Rosenbaum agrees. "There's a lot of opportunities that teams don't take advantage of in terms of ways they can use their cap space that they don't use."
Not so fast, says Cuban, whom Rosenbaum credits as one of the more cap-savvy owners.
"Teams feel pressure from fans to compete," Cuban says by e-mail. Cuban, who has a weblog, felt the need to describe in some detail the Steve Nash negotiations to Mavericks fans who were, like the owner, heartsick over the popular point guard's departure.
"If you have cap room," his e-mail continues, "it's probably because you gave up in a previous season and promised your fans you would use your cap room to improve. So the question is, How long can you stand to be bad?
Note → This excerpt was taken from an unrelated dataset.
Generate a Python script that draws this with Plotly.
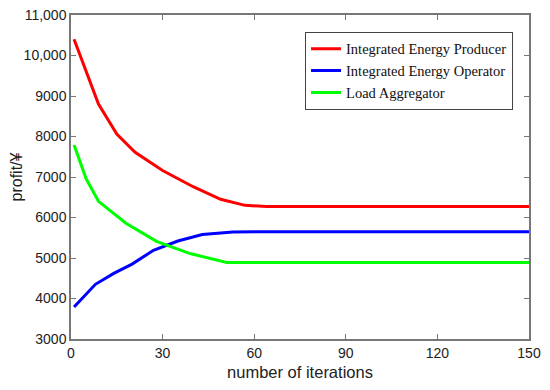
import plotly.graph_objects as go

producer_x = [1, 9, 15, 21, 30, 40, 49, 57, 64, 150]
producer_y = [10400, 8800, 8060, 7610, 7160, 6760, 6450, 6300, 6270, 6270]

operator_x = [1, 8, 14, 20, 27, 35, 43, 53, 60, 150]
operator_y = [3790, 4350, 4620, 4850, 5190, 5420, 5580, 5640, 5650, 5650]

aggregator_x = [1, 5, 9, 18, 28, 39, 51, 150]
aggregator_y = [7790, 6950, 6400, 5860, 5410, 5110, 4890, 4890]

x_ticks = [0, 30, 60, 90, 120, 150]
y_ticks = [3000, 4000, 5000, 6000, 7000, 8000, 9000, 10000, 11000]
y_tick_text = ["3000", "4000", "5000", "6000", "7000", "8000", "9000", "10,000", "11,000"]

fig = go.Figure()
fig.add_trace(go.Scatter(x=producer_x, y=producer_y, mode="lines",
                         name="Integrated Energy Producer",
                         line=dict(color="#ff0000", width=3)))
fig.add_trace(go.Scatter(x=operator_x, y=operator_y, mode="lines",
                         name="Integrated Energy Operator",
                         line=dict(color="#0000ff", width=3)))
fig.add_trace(go.Scatter(x=aggregator_x, y=aggregator_y, mode="lines",
                         name="Load Aggregator",
                         line=dict(color="#00ff00", width=3)))

axis_common = dict(showline=True, linecolor="#777777", linewidth=1.5, mirror="ticks",
                   ticks="inside", ticklen=5, tickcolor="#777777", showgrid=False,
                   zeroline=False, automargin=False, ticklabeloverflow="allow",
                   tickfont=dict(family="Liberation Sans, Arial", size=14, color="#222222"))

# page body has an 8px default margin; size/margins compensate for it
fig.update_layout(
    width=542, height=382,
    margin=dict(l=63, r=21, t=7, b=51),
    paper_bgcolor="white", plot_bgcolor="white",
    xaxis=dict(range=[0, 150], tickvals=x_ticks,
               title=dict(text="number of iterations", standoff=7,
                          font=dict(family="Liberation Sans, Arial", size=16.5, color="#222222")),
               **axis_common),
    yaxis=dict(range=[3000, 11000], tickvals=y_ticks, ticktext=y_tick_text,
               title=dict(text="profit/¥", standoff=4,
                          font=dict(family="Liberation Sans, Arial", size=16, color="#222222")),
               **axis_common),
    legend=dict(x=0.511, y=0.948, xanchor="left", yanchor="top",
                bgcolor="white", bordercolor="#444444", borderwidth=1,
                font=dict(family="Liberation Serif, Times New Roman", size=14.5, color="#111111")),
    showlegend=True,
)

fig.write_html("out.html")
It's harder than it sounds."
Just ask the New Jersey Nets, who lost Martin, their power forward, to the Nuggets and appear to be falling apart two years after they won back-to-back Eastern Conference titles.
"What's fascinating is watching teams [spend so freely this summer] while at the same time seeing people arguing Jason Kidd's no longer worth his contract," Rosenbaum says. "It was only last summer when he was the 30-year-old that every team would have liked to have signed."
"I think you're right," he continues. "This is baseball a long time ago. But I think it's more complicated than baseball."